Read through the records below and copy each line that uses the word "this".

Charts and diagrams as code
^^^^^^^^^^^^^^^^
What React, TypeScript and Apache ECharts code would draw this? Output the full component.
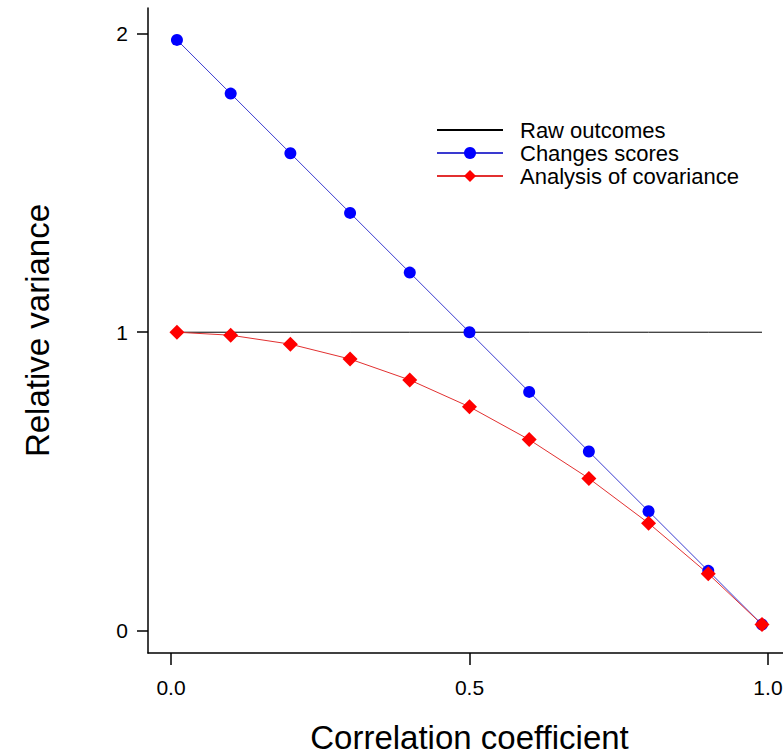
import React, { useEffect, useRef } from "react";
import * as echarts from "echarts";

const correlation = [0.01, 0.1, 0.2, 0.3, 0.4, 0.5, 0.6, 0.7, 0.8, 0.9, 0.99];
const rawOutcomes = [1, 1, 1, 1, 1, 1, 1, 1, 1, 1, 1];
const changeScores = [1.98, 1.8, 1.6, 1.4, 1.2, 1.0, 0.8, 0.6, 0.4, 0.2, 0.02];
const ancova = [1.0, 0.99, 0.96, 0.91, 0.84, 0.75, 0.64, 0.51, 0.36, 0.19, 0.02];
const xTicks = [0, 0.5, 1];
const yTicks = [0, 1, 2];
const seriesNames = ["Raw outcomes", "Changes scores", "Analysis of covariance"];

const FONT = "'Liberation Sans', Arial, Helvetica, sans-serif";

export default function App() {
  const ref = useRef<HTMLDivElement>(null);
  useEffect(() => {
    if (!ref.current) return;
    const chart = echarts.init(ref.current, undefined, { renderer: "svg" });
    const pair = (ys: number[]) => correlation.map((x, i) => [x, ys[i]]);
    chart.setOption({
      animation: false,
      backgroundColor: "#ffffff",
      textStyle: { fontFamily: FONT, color: "#000" },
      grid: { left: 148, width: 655, top: 8, height: 645, containLabel: false, outerBoundsMode: "none" },
      legend: {
        orient: "vertical",
        left: 431,
        top: 114,
        itemWidth: 66,
        itemHeight: 15,
        itemGap: 1,
        data: [
          { name: seriesNames[0], itemStyle: { opacity: 0 } },
          { name: seriesNames[1] },
          { name: seriesNames[2] },
        ],
        textStyle: { fontFamily: FONT, fontSize: 22, lineHeight: 15, color: "#000", padding: [0, 0, 0, 12] },
        inactiveColor: "#000",
        selectedMode: false,
      },
      xAxis: {
        type: "value",
        min: -0.0385,
        max: 1.0587,
        name: "Correlation coefficient",
        nameLocation: "middle",
        nameGap: 71,
        nameTextStyle: { fontFamily: FONT, fontSize: 33, lineHeight: 26, color: "#000", padding: [0, 12, 0, 0] },
        axisLine: { show: true, onZero: false, lineStyle: { color: "#000", width: 1.5 } },
        axisTick: { show: true, inside: false, length: 12, customValues: xTicks, lineStyle: { color: "#000", width: 1.5 } },
        axisLabel: {
          customValues: xTicks,
          margin: 24,
          fontFamily: FONT,
          fontSize: 21,
          color: "#000",
          formatter: (v: number) => v.toFixed(1),
        },
        splitLine: { show: false },
      },
      yAxis: {
        type: "value",
        min: -0.0754,
        max: 2.087,
        name: "Relative variance",
        nameLocation: "middle",
        nameGap: 94,
        nameTextStyle: { fontFamily: FONT, fontSize: 33, color: "#000" },
        axisLine: { show: true, onZero: false, lineStyle: { color: "#000", width: 1.5 } },
        axisTick: { show: true, inside: false, length: 11, customValues: yTicks, lineStyle: { color: "#000", width: 1.5 } },
        axisLabel: {
          customValues: yTicks,
          margin: 20,
          fontFamily: FONT,
          fontSize: 21,
          color: "#000",
          formatter: (v: number) => String(Math.round(v)),
        },
        splitLine: { show: false },
      },
      series: [
        {
          name: seriesNames[0],
          type: "line",
          data: pair(rawOutcomes),
          symbol: "none",
          lineStyle: { color: "#000", width: 1 },
          itemStyle: { color: "#000" },
        },
        {
          name: seriesNames[1],
          type: "line",
          data: pair(changeScores),
          symbol: "circle",
          symbolSize: 12,
          lineStyle: { color: "#3a3ad0", width: 1 },
          itemStyle: { color: "#0000ff" },
        },
        {
          name: seriesNames[2],
          type: "line",
          data: pair(ancova),
          symbol: "diamond",
          symbolSize: 15,
          lineStyle: { color: "#e23030", width: 1 },
          itemStyle: { color: "#ff0000" },
        },
      ],
    });
    return () => chart.dispose();
  }, []);
  return (
    <div
      ref={ref}
      style={{ position: "fixed", left: 0, top: 0, width: 783, height: 756, background: "#fff" }}
    />
  );
}
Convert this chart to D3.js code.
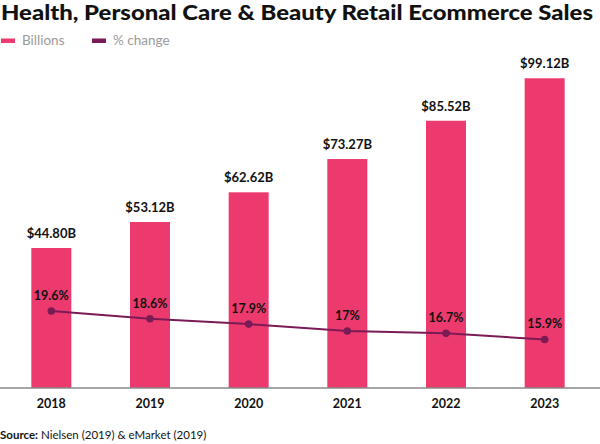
^^^^^^^^^^^^^^^^
§ Solution to the exercise
What React, TypeScript and Apache ECharts code would draw this? Output the full component.
Convert this chart to D3.js code.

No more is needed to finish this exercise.